A statement released by President Starr on Wednesday makes this particularly clear. Referring to the murder of over 10,000 Palestinians as “the ongoing conflict,” her statement sidesteps the central issue of Israel’s relentless decimation of Palestine. It contains no mention of Gaza, instead gesturing obliquely to “the war zone.” Rather than call for a ceasefire, it “reiterates” that there are “varying perspectives” at play.
Pomona’s continued attempts to disguise its inaction with endless equivocation and appeals to vague liberal values are disappointing enough. But the school also chose to follow its calls for tolerance by informing protesting students that they may be asked to remove their masks so that the school can successfully identify them. In its declaration of intent to surveil its students opposing a genocide, Pomona echoes police forces surveilling protestors across the country. As a Pomona alumna, I’m particularly disturbed.
I know, from students before me, that Pomona also attempted to do nothing in the face of student pressure to divest from apartheid South Africa. And because those students were resolute, and would not be dissuaded or coerced out of what they knew was right, Pomona eventually divested from that apartheid regime.
I know, from my time on campus, that the Pitzer administration could not ignore the overwhelming student support for the Suspend Haifa campaign.

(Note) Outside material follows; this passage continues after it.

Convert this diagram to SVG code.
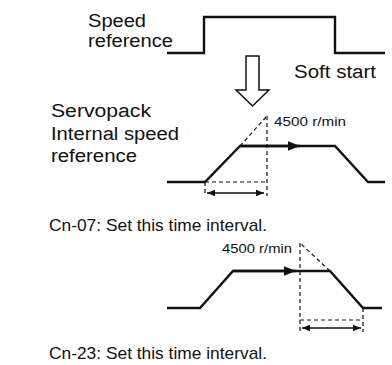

And I know that if Pomona continues to refuse to call for a ceasefire, if it continues to fail to divest from Israeli apartheid, this will stand as an indelible stain on the history of the school.
This is a decisive moment. The stakes have never been higher, and the moral bankruptcy of the Israeli government has never been clearer. I can only hope that we all find in ourselves just an ounce of the courage and clarity that Palestinians have demonstrated for so many years.
Sarah Burch PO ’22 was an international relations major and co-chair of Claremont Students for Justice in Palestine during her time at Pomona.